Let what was seen in Christ Jesus be seen in you also:

Though his state was that of God,
yet he did not claim equality with God
something he should cling to.

Rather he emptied himself,
and assuming the state of a slave,
he was born in human likeness.

He being known as one of us,
Humbled himself obedient unto death
Even death on a cross. . . .
In this profound theological reflection, Paul sees that self-emptying is the touchstone, the core reality underlying every moment of Jesus' human journey.

--Cynthia Bourgeault, quoting from Philippians 2 as translated by the monks of New Camaldoli Hermitage, Big Sur, California
I've come into some useful insights recently while reading Cynthia Bourgeault's Centering Prayer and Inner Awakening. These insights are deepening my understanding of the practices of centering prayer and the welcoming prayer and my understanding of what it means to be human. Bourgeault says that "self-emptying is the touchstone, the core reality underlying every moment of Jesus' human journey. Self-emptying is what first brings him into human form, and self-emptying is what leads him out . . ." and self-emptying is what he does continually in between.

In a world of pain like ours, when this pouring out of one's self is too often one-sided, what this self-emptying looks like is the cross.
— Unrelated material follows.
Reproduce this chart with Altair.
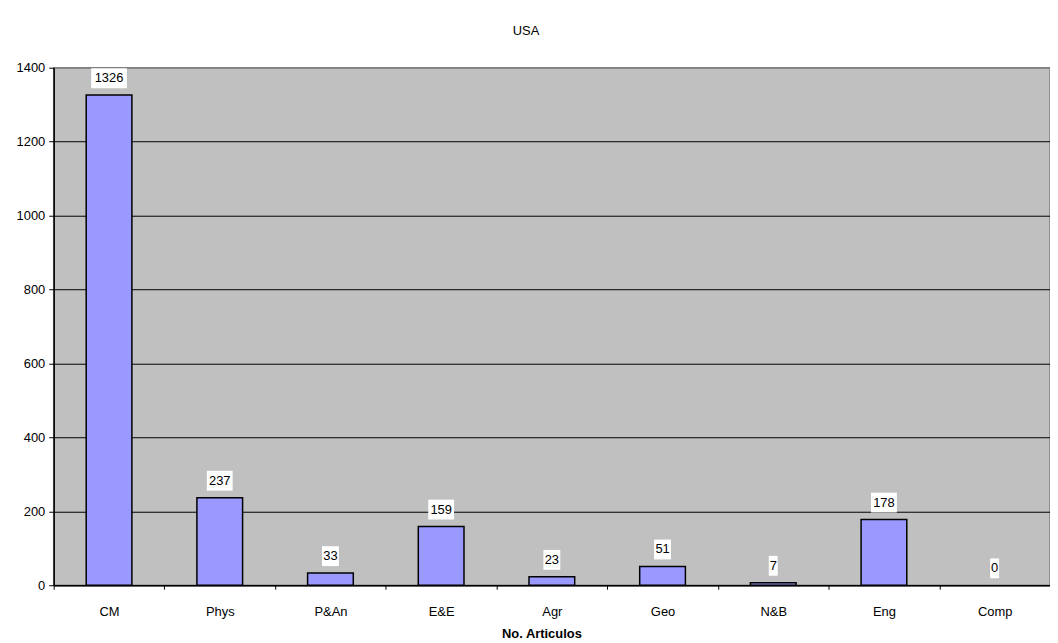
import altair as alt
import pandas as pd

categories = ["CM", "Phys", "P&An", "E&E", "Agr", "Geo", "N&B", "Eng", "Comp"]
values = [1326, 237, 33, 159, 23, 51, 7, 178, 0]
y_ticks = [0, 200, 400, 600, 800, 1000, 1200, 1400]

df = pd.DataFrame({"Area": categories, "Articulos": values})
df["digits"] = df["Articulos"].astype(str).str.len()

FONT = "Liberation Sans"

x_enc = alt.X(
    "Area:N",
    sort=categories,
    scale=alt.Scale(paddingInner=0, paddingOuter=0),
    axis=alt.Axis(
        title="No. Articulos",
        titleFontWeight="bold",
        titleFontSize=13,
        titleFont=FONT,
        titlePadding=10,
        titleX=491,
        labelAngle=0,
        labelFontSize=13,
        labelFont=FONT,
        labelColor="black",
        labelPadding=16,
        tickBand="extent",
        tickSize=4,
        tickColor="black",
        domainColor="black",
        domainWidth=1.5,
        grid=False,
    ),
)
y_enc = alt.Y(
    "Articulos:Q",
    scale=alt.Scale(domain=[0, 1400], nice=False),
    axis=alt.Axis(
        title=None,
        values=y_ticks,
        format="d",
        labelFontSize=13,
        labelFont=FONT,
        labelColor="black",
        labelPadding=4,
        tickSize=5,
        tickColor="black",
        domainColor="black",
        domainWidth=1.5,
        grid=True,
        gridColor=alt.condition("datum.value == 1400", alt.value("#808080"), alt.value("black")),
        gridWidth=1,
        gridOpacity=1,
    ),
)

base = alt.Chart(df)

bars = base.transform_filter("datum.Articulos > 0").mark_bar(
    fill="#9999FF", stroke="black", strokeWidth=1.5, width=46
).encode(x=x_enc, y=y_enc)

box_w = {1: 9, 2: 17, 3: 26, 4: 36}
boxes = []
for n, w in box_w.items():
    boxes.append(
        base.transform_filter(f"datum.digits == {n}")
        .mark_bar(fill="white", width=w, yOffset=-27, y2Offset=-7)
        .encode(x=alt.X("Area:N", sort=categories), y="Articulos:Q", y2="Articulos:Q")
    )

labels = base.mark_text(
    dy=-17, baseline="middle", align="center", fontSize=13, font=FONT, color="black"
).encode(x=alt.X("Area:N", sort=categories), y="Articulos:Q", text="Articulos:Q")

chart = (
    alt.layer(bars, *boxes, labels)
    .properties(
        width=1003,
        height=521,
        title=alt.TitleParams(
            "USA", fontSize=13, font=FONT, fontWeight="normal", color="black",
            anchor="middle", dx=-26, offset=24,
        ),
        autosize=alt.AutoSizeParams(type="none"),
        padding={"left": 46, "top": 58, "right": 0, "bottom": 54},
        background="white",
    )
    .configure_view(fill="#C0C0C0", stroke="#808080", strokeWidth=1.5)
)

chart.save("out.html", embed_options={"renderer": "svg", "actions": False})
We can call it kenosis, which is the Greek term translated above in reference to Christ as he emptied himself. In a perfect world, though, what it looks like is not the cross but the trinity. We could call it perichoresis, which is the Greek term for the Father, Son, and Holy Spirit continually pouring themselves into each other.

In any case, we can simply call it love. Love is pouring out the self for, or in the best cases into, the other. "Greater love has no one than this, but to lay down one's life for a friend . . ." And since love is all that it is, we can see that kenosis/perichoresis/self-emptying/letting go has nothing to do with any sort of esoteric spirituality  but is simply about being human. This is why Bourgeault says that self emptying was the touchstone of Jesus' humanity.

In terms of concrete spiritual practice, in centering prayer each time a thought or feeling is "let go" one takes part a little bit in this surrender, this becoming nothing, this emptying one's self. Such micro surrenders also train us to surrender larger things, such as the tensions and frustrations that we let go of in the midst of our day to day activities, say, in the welcoming prayer. Those surrenders  in turn also take part in the process and also train us to let go of still larger things, such as anger, bitterness, disappointment, or an addition to comfort.

My prayer is for a heart that clings to nothing and seeks only God. My prayer is for a pure heart. My prayer is to follow Christ along the daily path of self-emptying (kenosis) to eternal fount of love (perichoresis).